Lean manufacturing: Gallus Smart Production Concept
Lean manufacturing with Six Sigma and pit stop strategies is becoming increasingly important in the label industry, as in many others. Although high printing quality remains critical, there is now also a greater emphasis on production efficiency as a means of ensuring perfect job processing without sacrificing profit margins, which are coming under growing pressure.
Regardless of the printing method used, optimum printing quality is a must – and at the lowest possible cost. Regrettably, the full potential of flexographic printing is, in many cases, yet to be realised, even though many print shops could unlock massive potential for improving printing quality simply by implementing a few appropriate measures. Thanks to advances in press engineering and improvements in the quality of all auxiliary printing equipment and materials such as inks, anilox rollers, adhesive tape, printing plates and substrates, flexographic printers can now meet the very highest quality requirements – something that not all that long ago would have only been possible for offset and rotogravure printers.
Tools arranged according to format
This potential is not limited to printing quality, though. There is also scope for boosting production efficiency. Optimising production processes also cuts changeover times. Printing presses are an expensive investment and should therefore spend as much time as possible doing what they are intended to do, i.e. print. Setup times should be kept to a minimum. The same principles apply as in Formula 1 racing – a single second more or less at a pit stop can make the difference between winning and losing. Even if the race leader loses just two seconds during a pit stop, he will require an average of over three minutes on the track, driving flat out, to recoup this time. Changing jobs on a printing press is no different. Every minute lost has a negative impact on the end result.
The right auxiliary materials and equipment in the right place
Unlike in highly standardised printing processes – such as offset printing – there are no international standardisation guidelines available for flexographic printing. Despite this, efficiency in flexographic printing can be improved to a significant extent through correct handling and lean processes. The interplay between prepress and press and in particular between the equipment used (plates, plate substructures, anilox rollers, etc.) has a decisive impact on the result.

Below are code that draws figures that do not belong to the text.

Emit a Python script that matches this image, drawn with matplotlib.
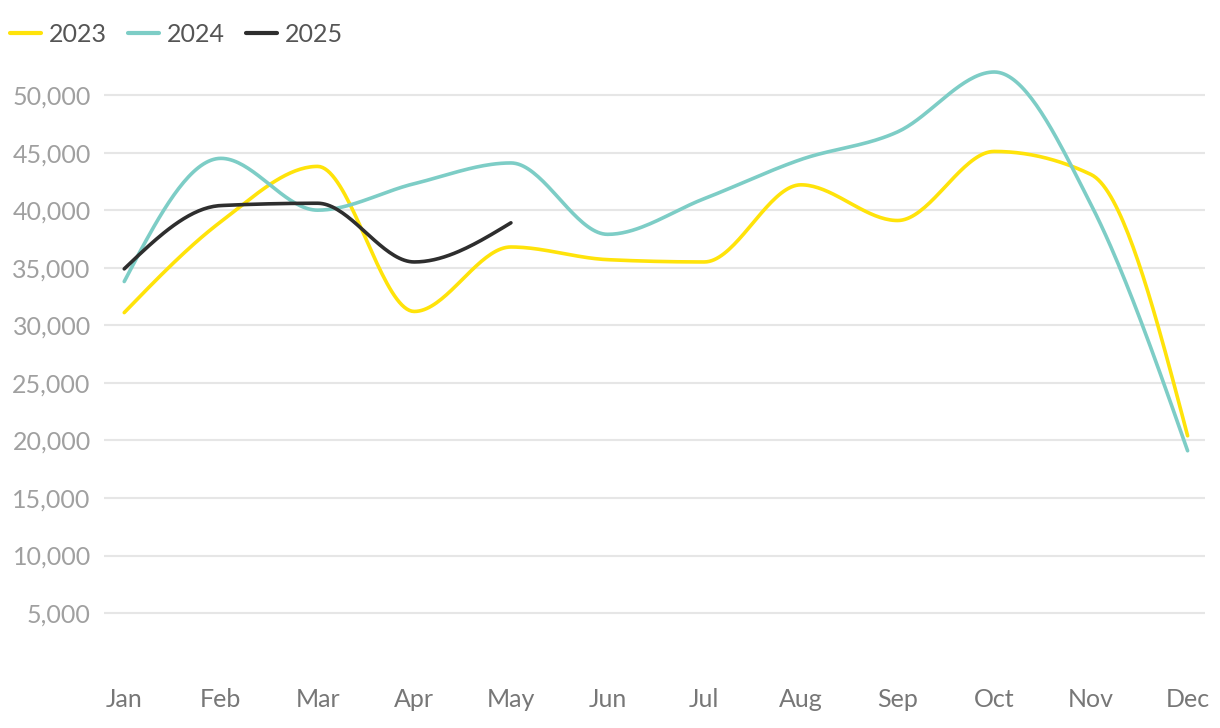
import numpy as np
import matplotlib.pyplot as plt

plt.rcParams['font.family'] = ['Lato', 'DejaVu Sans']

months = ["Jan", "Feb", "Mar", "Apr", "May", "Jun",
          "Jul", "Aug", "Sep", "Oct", "Nov", "Dec"]

sales_2023 = [31100, 39000, 43800, 31200, 36800, 35700,
              35500, 42200, 39100, 45100, 43100, 20400]
sales_2024 = [33800, 44500, 40000, 42300, 44100, 37900,
              41000, 44400, 46800, 52000, 40500, 19100]
sales_2025 = [34900, 40400, 40600, 35500, 38900]

y_ticks = list(range(5000, 50001, 5000))


def monotone(x, y, n=40):
    # d3 style monotoneX curve
    x = np.asarray(x, float)
    y = np.asarray(y, float)
    h = np.diff(x)
    s = np.diff(y) / h
    t = np.zeros(len(x))
    for i in range(1, len(x) - 1):
        p = (s[i - 1] * h[i] + s[i] * h[i - 1]) / (h[i - 1] + h[i])
        t[i] = (np.sign(s[i - 1]) + np.sign(s[i])) * min(abs(s[i - 1]), abs(s[i]), 0.5 * abs(p))
    t[0] = (3 * s[0] - t[1]) / 2
    t[-1] = (3 * s[-1] - t[-2]) / 2
    xs, ys = [], []
    for i in range(len(x) - 1):
        u = np.linspace(0, 1, n)
        h00 = 2 * u**3 - 3 * u**2 + 1
        h10 = u**3 - 2 * u**2 + u
        h01 = -2 * u**3 + 3 * u**2
        h11 = u**3 - u**2
        xs.append(x[i] + u * h[i])
        ys.append(h00 * y[i] + h10 * h[i] * t[i] + h01 * y[i + 1] + h11 * h[i] * t[i + 1])
    return np.concatenate(xs), np.concatenate(ys)


fig = plt.figure(figsize=(12.2, 7.28), dpi=100)
ax = fig.add_axes([0.0852, 0.0788, 0.9025, 0.8381])

series = [("2023", sales_2023, "#ffe30a"),
          ("2024", sales_2024, "#7dcdc6"),
          ("2025", sales_2025, "#2e2e2e")]

for name, vals, col in series:
    xx, yy = monotone(np.arange(len(vals)), vals)
    ax.plot(xx, yy, color=col, lw=2.6, solid_capstyle="round", label=name)

ax.set_xlim(-0.21, 11.18)
ax.set_ylim(0, 53000)
ax.set_xticks(range(len(months)))
ax.set_xticklabels(months)
ax.set_yticks(y_ticks)
ax.set_yticklabels([f"{v:,}" for v in y_ticks])
ax.tick_params(axis="y", length=0, pad=9.5, labelsize=18, labelcolor="#a0a0a0")
ax.tick_params(axis="x", length=0, pad=12.5, labelsize=18, labelcolor="#777777")
ax.grid(axis="y", color="#e6e6e6", lw=1.5)
ax.set_axisbelow(True)
for sp in ax.spines.values():
    sp.set_visible(False)

leg = ax.legend(loc="upper left", bbox_to_anchor=(0.0082, 0.969),
                bbox_transform=fig.transFigure, ncol=3, frameon=False,
                fontsize=18, handlelength=1.24, handletextpad=0.32,
                columnspacing=0.84, borderpad=0, borderaxespad=0)
for txt in leg.get_texts():
    txt.set_color("#555555")
for ln in leg.get_lines():
    ln.set_linewidth(3)

fig.savefig("out.png", dpi=100)
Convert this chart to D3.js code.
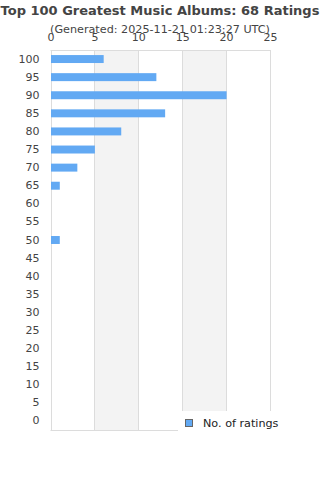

Gallus Smart Production Concept
Process standardisation with the Gallus Smart Production Concept can eliminate problems from the outset. This does require a certain amount of discipline, but once the in-house processes have been defined, compliance and implementation are easy. Analysing production and the associated processes highlights the possible potential. The focus must be on evaluating printing quality, studying production sequences and examining the production environment.
- Printing quality: Print results are analysed in detail for print errors and overall quality is rated. Consistency must also be ensured, i.e. the analysis examines how consistent the print quality remains over prolonged production periods and whether there is any room for improvement.
- Production sequences: The flow of information and materials in the production scenario is analysed and examined for any inefficiencies. The job changeover system also needs to be scrutinised. For example, simply analysing the routes walked by printing personnel can yield important results. In simple terms, this means working out the distance the printer walks each day away from the press. This clearly shows just how well the printer is “supported” at the press or whether he himself is responsible for procuring all the necessary printing items. Further decisive factors in the production workflow include the setup time required prior to the start of printing and the level of waste involved, which are both directly related to the degree of optimisation.
- Production environment: The production and press environment must be examined to ensure an optimum flow of materials. The work area on and around the press must be conducive to efficient working practices and the working environment around the press must be equipped with the necessary printing accessories to ensure minimum setup times.
Based on years of experience in performing print trainings worldwide and in the collaboration with the most successful labelprinters Gallus has identified the importance of lean manufacturing at an early stage. By assessing the process efficiency of the whole production environment with an expertise Gallus provides customers the best advice.
Anilox rollers arranged according to pick-up volume
Gallus has developed expertise in identifying potential for improvement and devising appropriate solutions. Proposals are prepared based on interviews and observations and their subsequent presentation enables Gallus to prepare a customer-specific concept for boosting efficiency. The main aim of the Gallus Smart Production Concept is to cut job changeover times by as much as possible. This area offers enormous potential for savings. As the example from Formula 1 racing shows, even a small reduction in average setup times of around five minutes per job frees up enough capacity to handle several hundred more jobs each year. This in turn enables print shops to cut the time required for return on investment by up to two years.
Gallus has been performing such analyses for several years and the successes achieved prove that the approach of process standardisation with the Gallus Smart Production Concept is spot on. The Gallus service team has now been strengthened to satisfy the rising demand. Thanks to a unit created specifically for this task, Gallus can scrutinise its customers' label production processes and make the most of the available potential for improvement.